The agent cannot start until it believes the caller has finished. Naive silence detection waits a fixed timeout (say 700 ms of quiet) — that timeout is added directly to every single turn's latency, whether the caller paused mid-thought or actually finished.

This is why semantic endpointing matters for latency, not just for correctness: a model that predicts "this utterance is complete" from the words can fire in ~100–300 ms instead of waiting out a worst-case silence timer. You are trading a fixed pessimistic delay for a variable, usually-shorter one. See turn-taking-and-barge-in for the correctness side; here it is pure budget.

Tuning endpointing down to shave latency directly increases the rate at which you cut the caller off mid-sentence. This dial trades response latency against interruption rate. It has no free setting — measure both, pick the operating point per use case, and never tune one blind to the other.

STEP 4

Streaming and partials hide latency you cannot remove.

Some latency is irreducible. The trick is not always to remove it but to cover it so the caller never experiences silence.

  • Stream output. Start TTS / emit audio on the first tokens, not the full response. First-audio-out is the metric; total length is not.
  • Stream input. Run STT and begin reasoning on partial transcripts so the model is already "warm" when the caller stops.
  • Acknowledge fast. A 150 ms "mm-hm" or "let me check that" is perceived as responsive even when the real answer is two seconds out. Perceived latency, not wall-clock, is the user's reality.
  • Speculate. Begin drafting a response on the partial; if the final transcript matches, you have already paid the model cost.
STEP 5

The tool-call cliff.

The budget above describes a turn with no tool call. The moment the agent must hit a database or an API, you have blown straight through the sub-second budget — a 400 ms API call alone is the entire conversational gap.
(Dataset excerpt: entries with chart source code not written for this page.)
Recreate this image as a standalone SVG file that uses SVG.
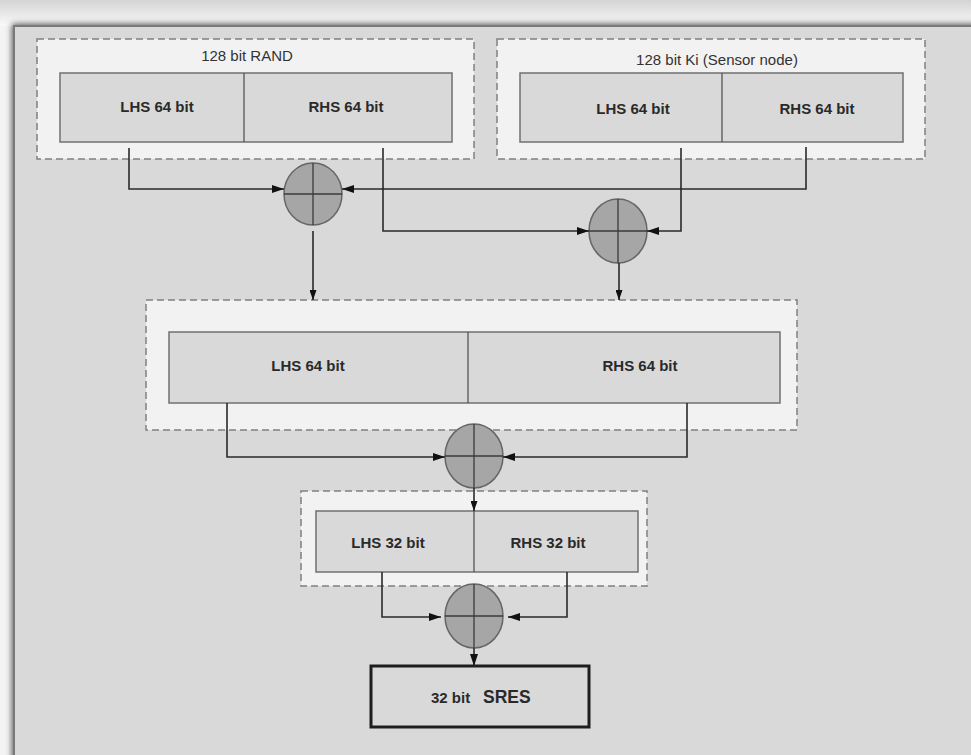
<svg xmlns="http://www.w3.org/2000/svg" width="971" height="755" viewBox="0 0 971 755">
  <defs>
    <linearGradient id="topfade" x1="0" y1="0" x2="0" y2="1">
      <stop offset="0" stop-color="#d4d4d4"/>
      <stop offset="1" stop-color="#fafafa"/>
    </linearGradient>
    <filter id="shadow" x="-5%" y="-5%" width="110%" height="110%">
      <feGaussianBlur stdDeviation="3"/>
    </filter>
    <marker id="arr" markerUnits="userSpaceOnUse" markerWidth="12" markerHeight="8" refX="12" refY="4" orient="auto">
      <path d="M0,0 L12,4 L0,8 Z" fill="#111"/>
    </marker>
    <marker id="arrs" markerUnits="userSpaceOnUse" markerWidth="10" markerHeight="7" refX="10" refY="3.5" orient="auto">
      <path d="M0,0 L10,3.5 L0,7 Z" fill="#111"/>
    </marker>
  </defs>
  <style>
    .dash { fill: #f2f2f2; stroke: #808080; stroke-width: 1.5; stroke-dasharray: 7 4; }
    .cell { fill: #d9d9d9; stroke: #707070; stroke-width: 1.5; }
    .div { stroke: #555; stroke-width: 1.3; }
    .xor { fill: #a6a6a6; stroke: #666; stroke-width: 1.5; }
    .cross { stroke: #3a3a3a; stroke-width: 1.3; }
    .conn { fill: none; stroke: #2a2a2a; stroke-width: 1.6; }
    .t { font-family: "Liberation Sans", Arial, sans-serif; font-size: 15px; fill: #333; text-anchor: middle; }
    .b { font-family: "Liberation Sans", Arial, sans-serif; font-size: 15px; font-weight: bold; fill: #2a2a2a; text-anchor: middle; }
  </style>

  <!-- background frame -->
  <rect x="0" y="0" width="971" height="755" fill="#f4f4f4"/>
  <rect x="0" y="0" width="971" height="26" fill="url(#topfade)"/>
  <rect x="12" y="24" width="970" height="740" fill="#555" filter="url(#shadow)"/>
  <rect x="14" y="26" width="965" height="740" fill="#d9d9d9" stroke="#7a7a7a" stroke-width="2"/>

  <!-- 128 bit RAND -->
  <g id="rand">
    <rect class="dash" x="37" y="39" width="437" height="120"/>
    <text class="t" x="247" y="61">128 bit RAND</text>
    <rect class="cell" x="60" y="73" width="392" height="69"/>
    <line class="div" x1="244" y1="73" x2="244" y2="142"/>
    <text class="b" x="157" y="112">LHS 64 bit</text>
    <text class="b" x="346" y="112">RHS 64 bit</text>
  </g>

  <!-- 128 bit Ki -->
  <g id="ki">
    <rect class="dash" x="497" y="39" width="428" height="120"/>
    <text class="t" x="717" y="65">128 bit Ki (Sensor node)</text>
    <rect class="cell" x="520" y="73" width="383" height="69"/>
    <line class="div" x1="722" y1="73" x2="722" y2="142"/>
    <text class="b" x="633" y="114">LHS 64 bit</text>
    <text class="b" x="817" y="114">RHS 64 bit</text>
  </g>

  <!-- middle 128 bit -->
  <g id="mid">
    <rect class="dash" x="146" y="300" width="651" height="130"/>
    <rect class="cell" x="169" y="332" width="611" height="71"/>
    <line class="div" x1="468" y1="332" x2="468" y2="403"/>
    <text class="b" x="308" y="371">LHS 64 bit</text>
    <text class="b" x="640" y="371">RHS 64 bit</text>
  </g>

  <!-- 64 bit -->
  <g id="half">
    <rect class="dash" x="301" y="491" width="346" height="95"/>
    <rect class="cell" x="316" y="511" width="322" height="61"/>
    <line class="div" x1="474" y1="511" x2="474" y2="572"/>
    <text class="b" x="388" y="548">LHS 32 bit</text>
    <text class="b" x="548" y="548">RHS 32 bit</text>
  </g>

  <!-- SRES -->
  <g id="sres">
    <rect x="371" y="666" width="218" height="61" fill="#d9d9d9" stroke="#1e1e1e" stroke-width="3"/>
    <text x="431" y="703" font-family="Liberation Sans, Arial, sans-serif" font-size="15" font-weight="bold" fill="#2a2a2a">32 bit</text>
    <text x="483" y="703" font-family="Liberation Sans, Arial, sans-serif" font-size="17.5" font-weight="bold" fill="#2a2a2a">SRES</text>
  </g>

  <!-- XOR nodes -->
  <g id="xor1">
    <ellipse class="xor" cx="313" cy="194" rx="29" ry="31"/>
    <line class="cross" x1="313" y1="163" x2="313" y2="225"/>
    <line class="cross" x1="284" y1="194" x2="342" y2="194"/>
  </g>
  <g id="xor2">
    <ellipse class="xor" cx="618" cy="231" rx="29" ry="32"/>
    <line class="cross" x1="618" y1="199" x2="618" y2="263"/>
    <line class="cross" x1="589" y1="231" x2="647" y2="231"/>
  </g>
  <g id="xor3">
    <ellipse class="xor" cx="474" cy="456" rx="29" ry="32"/>
    <line class="cross" x1="474" y1="424" x2="474" y2="488"/>
    <line class="cross" x1="445" y1="456" x2="503" y2="456"/>
  </g>
  <g id="xor4">
    <ellipse class="xor" cx="474" cy="616" rx="29" ry="32"/>
    <line class="cross" x1="474" y1="584" x2="474" y2="648"/>
    <line class="cross" x1="445" y1="616" x2="503" y2="616"/>
  </g>

  <!-- connectors -->
  <g id="connectors">
    <path class="conn" d="M129,148 V189 H284" marker-end="url(#arr)"/>
    <path class="conn" d="M806,147 V189 H342" marker-end="url(#arr)"/>
    <path class="conn" d="M383,148 V231 H589" marker-end="url(#arr)"/>
    <path class="conn" d="M681,148 V231 H647" marker-end="url(#arr)"/>
    <path class="conn" d="M313,231 V300" marker-end="url(#arrs)"/>
    <path class="conn" d="M619,263 V300" marker-end="url(#arrs)"/>
    <path class="conn" d="M227,403 V457 H445" marker-end="url(#arr)"/>
    <path class="conn" d="M687,403 V457 H503" marker-end="url(#arr)"/>
    <path class="conn" d="M474,488 V511" marker-end="url(#arrs)"/>
    <path class="conn" d="M382,572 V617 H441" marker-end="url(#arr)"/>
    <path class="conn" d="M567,572 V617 H508" marker-end="url(#arr)"/>
    <path class="conn" d="M474,648 V666" marker-end="url(#arr)"/>
  </g>
</svg>
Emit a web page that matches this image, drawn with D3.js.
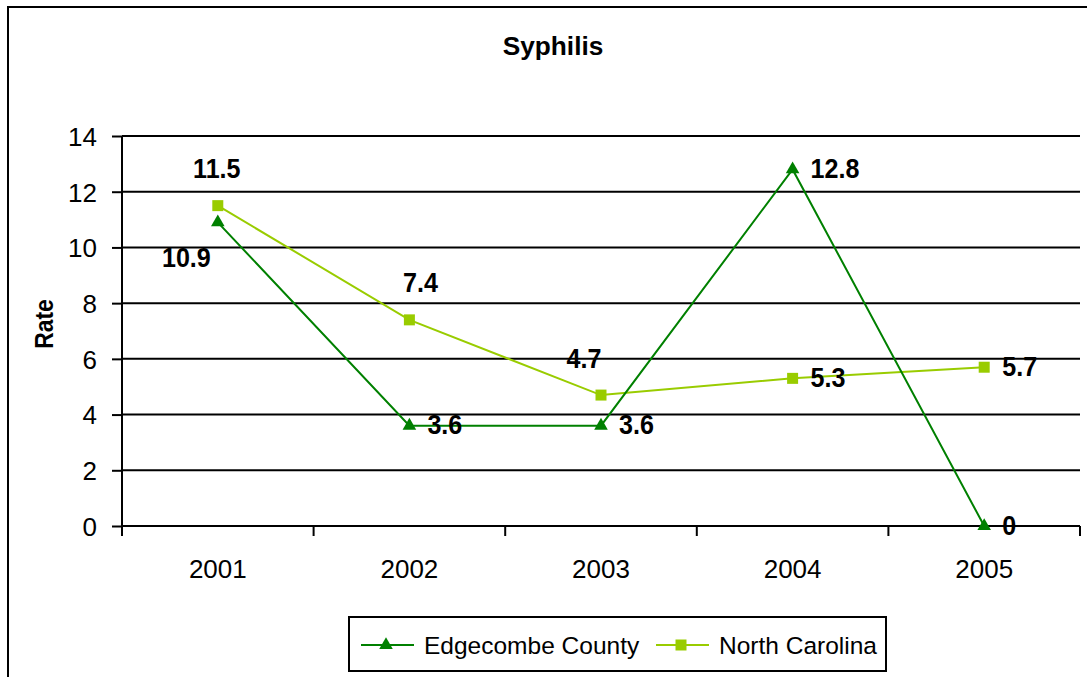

Voice makes tool latency a first-class conversational problem, not a backend detail.

no-tool turn:   ~500-900ms   acceptable
tool turn:      ~500ms + API + 2nd model pass
                = often 2-4s   → DEAD AIR unless covered

The fix is conversational, not just engineering: speak before and during the tool call ("one sec, pulling that up…"), run independent tool calls in parallel, and never let the audio channel go silent while a backend works. This is developed fully in voice-tooling-and-state.

STEP 6

The honest tradeoff.

Every millisecond you reclaim from endpointing or model size is a millisecond you spent on a higher interruption rate or a dumber answer — there is no latency win that is free, only a latency cost you have decided is worth it.